**OBJECTIVE**
Report how many lines of the listing below include the word "with". Give nothing but the number.

**DATA EXTRACT**
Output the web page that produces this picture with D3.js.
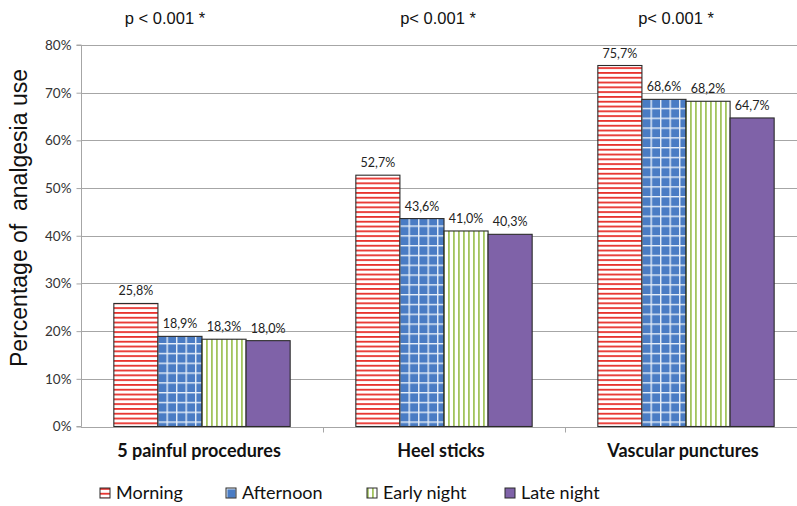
<!DOCTYPE html>
<html>
<head>
<meta charset="utf-8">
<script src="https://cdn.jsdelivr.net/npm/d3@7"></script>
<style>
  html, body { margin: 0; padding: 0; background: #fff; }
  svg { display: block; }
</style>
</head>
<body>
<svg id="chart" width="797" height="506"></svg>
<script>
// Analgesia use by time of day, per procedure group
const categories = ["5 painful procedures", "Heel sticks", "Vascular punctures"];
const series = ["Morning", "Afternoon", "Early night", "Late night"];
const morning = [25.8, 52.7, 75.7];
const afternoon = [18.9, 43.6, 68.6];
const earlyNight = [18.3, 41.0, 68.2];
const lateNight = [18.0, 40.3, 64.7];
const pValues = ["p < 0.001 *", "p< 0.001 *", "p< 0.001 *"];
const yTicks = [0, 10, 20, 30, 40, 50, 60, 70, 80];

const values = [morning, afternoon, earlyNight, lateNight];

const svg = d3.select("#chart");
const margin = { left: 81, right: -10, top: 45, bottom: 79.5 };
const W = 797, H = 506;
const plotBottom = H - margin.bottom;
const labelFont = "Lato, 'Open Sans', sans-serif";
const arialFont = "'Liberation Sans', Arial, sans-serif";

const x0 = d3.scaleBand().domain(categories).range([margin.left, W - margin.right]).padding(0);
const x1 = d3.scaleBand().domain(series).range([0, x0.bandwidth()]).paddingInner(0).paddingOuter(0.745);
const y = d3.scaleLinear().domain([0, 80]).range([plotBottom, margin.top]);

// Fill patterns for each series
const defs = svg.append("defs");
const pm = defs.append("pattern").attr("id", "pat-morning").attr("patternUnits", "userSpaceOnUse")
  .attr("width", 8).attr("height", 4.8);
pm.append("rect").attr("width", 8).attr("height", 4.8).attr("fill", "#fff");
pm.append("rect").attr("y", 0).attr("width", 8).attr("height", 1.8).attr("fill", "#e8322d");

const pa = defs.append("pattern").attr("id", "pat-afternoon").attr("patternUnits", "userSpaceOnUse")
  .attr("width", 9.5).attr("height", 9.8);
pa.append("rect").attr("width", 9.5).attr("height", 9.8).attr("fill", "#4a7cc4");
pa.append("rect").attr("x", 0).attr("width", 1.4).attr("height", 9.8).attr("fill", "#e6eef8");
pa.append("rect").attr("y", 0).attr("width", 9.5).attr("height", 1.4).attr("fill", "#e6eef8");

const pe = defs.append("pattern").attr("id", "pat-early").attr("patternUnits", "userSpaceOnUse")
  .attr("width", 5).attr("height", 8);
pe.append("rect").attr("width", 5).attr("height", 8).attr("fill", "#fff");
pe.append("rect").attr("x", 0).attr("width", 1.8).attr("height", 8).attr("fill", "#a3c45e");

const fills = {
  "Morning": "url(#pat-morning)",
  "Afternoon": "url(#pat-afternoon)",
  "Early night": "url(#pat-early)",
  "Late night": "#7f62a8"
};

// Horizontal gridlines
svg.append("g").selectAll("line").data(yTicks.slice(1)).join("line")
  .attr("x1", margin.left).attr("x2", W - margin.right)
  .attr("y1", d => Math.round(y(d)) + 0.5).attr("y2", d => Math.round(y(d)) + 0.5)
  .attr("stroke", "#a6a6a6").attr("stroke-width", 1);

// Y axis
const yAxis = d3.axisLeft(y).tickValues(yTicks).tickFormat(d => d + "%").tickSize(5).tickPadding(5);
const gy = svg.append("g").attr("transform", `translate(${margin.left + 0.5},0)`).call(yAxis);
gy.select(".domain").attr("stroke", "#a6a6a6").attr("d", `M-5,${y(80)}H0V${plotBottom}H-5`);
gy.selectAll(".tick line").attr("stroke", "#a6a6a6");
gy.selectAll(".tick text").attr("font-family", labelFont).attr("font-size", 13.5)
  .attr("fill", "#333");

// X axis baseline with group separators
const gx = svg.append("g").attr("transform", `translate(0,${Math.round(plotBottom) + 0.5})`);
gx.append("line").attr("x1", margin.left).attr("x2", W - margin.right).attr("stroke", "#a6a6a6");
gx.selectAll(".sep").data(categories.slice(1)).join("line").attr("class", "sep")
  .attr("x1", d => Math.round(x0(d)) + 0.5).attr("x2", d => Math.round(x0(d)) + 0.5)
  .attr("y1", 0).attr("y2", 5).attr("stroke", "#a6a6a6");

// Bars
const groups = svg.append("g").selectAll("g").data(categories).join("g")
  .attr("transform", d => `translate(${x0(d)},0)`);

groups.selectAll("rect").data((c, ci) => series.map((s, si) => ({ s, v: values[si][ci] }))).join("rect")
  .attr("x", d => x1(d.s))
  .attr("y", d => y(d.v))
  .attr("width", x1.bandwidth())
  .attr("height", d => plotBottom - y(d.v))
  .attr("fill", d => fills[d.s])
  .attr("stroke", "#2b2b2b").attr("stroke-width", 1.1);

// Value labels
groups.selectAll("text").data((c, ci) => series.map((s, si) => ({ s, v: values[si][ci] }))).join("text")
  .attr("x", d => x1(d.s) + x1.bandwidth() / 2)
  .attr("y", d => y(d.v) - 8)
  .attr("text-anchor", "middle")
  .attr("font-family", labelFont).attr("font-size", 12.5).attr("fill", "#222")
  .text(d => d.v.toFixed(1).replace(".", ",") + "%");

// Category labels
svg.append("g").selectAll("text").data(categories).join("text")
  .attr("x", d => x0(d) + x0.bandwidth() / 2 - 3)
  .attr("y", 457)
  .attr("text-anchor", "middle")
  .attr("font-family", labelFont).attr("font-size", 18).attr("font-weight", "bold")
  .attr("fill", "#111")
  .text(d => d);

// Significance annotations above each group
const pShift = [-37, -6, -10];
svg.append("g").selectAll("text").data(pValues).join("text")
  .attr("x", (d, i) => x0(categories[i]) + x0.bandwidth() / 2 + pShift[i])
  .attr("y", 24)
  .attr("text-anchor", "middle")
  .attr("font-family", arialFont).attr("font-size", 16.5)
  .attr("fill", "#111")
  .text(d => d);

// Y axis title
svg.append("text")
  .attr("transform", "translate(27,218) rotate(-90)")
  .attr("text-anchor", "middle")
  .attr("font-family", arialFont).attr("font-size", 23)
  .attr("fill", "#111")
  .attr("xml:space", "preserve")
  .style("white-space", "pre")
  .text("Percentage of  analgesia use");

// Legend
const legendX = [100, 226, 367, 505];
const lg = svg.append("g").selectAll("g").data(series).join("g")
  .attr("transform", (d, i) => `translate(${legendX[i]},488)`);
lg.append("rect").attr("width", 10).attr("height", 10)
  .attr("fill", d => fills[d]).attr("stroke", "#2b2b2b").attr("stroke-width", 1);
lg.append("text").attr("x", 16).attr("y", 11)
  .attr("font-family", labelFont).attr("font-size", 18).attr("fill", "#111")
  .text(d => d);
</script>
</body>
</html>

**ANSWER**
2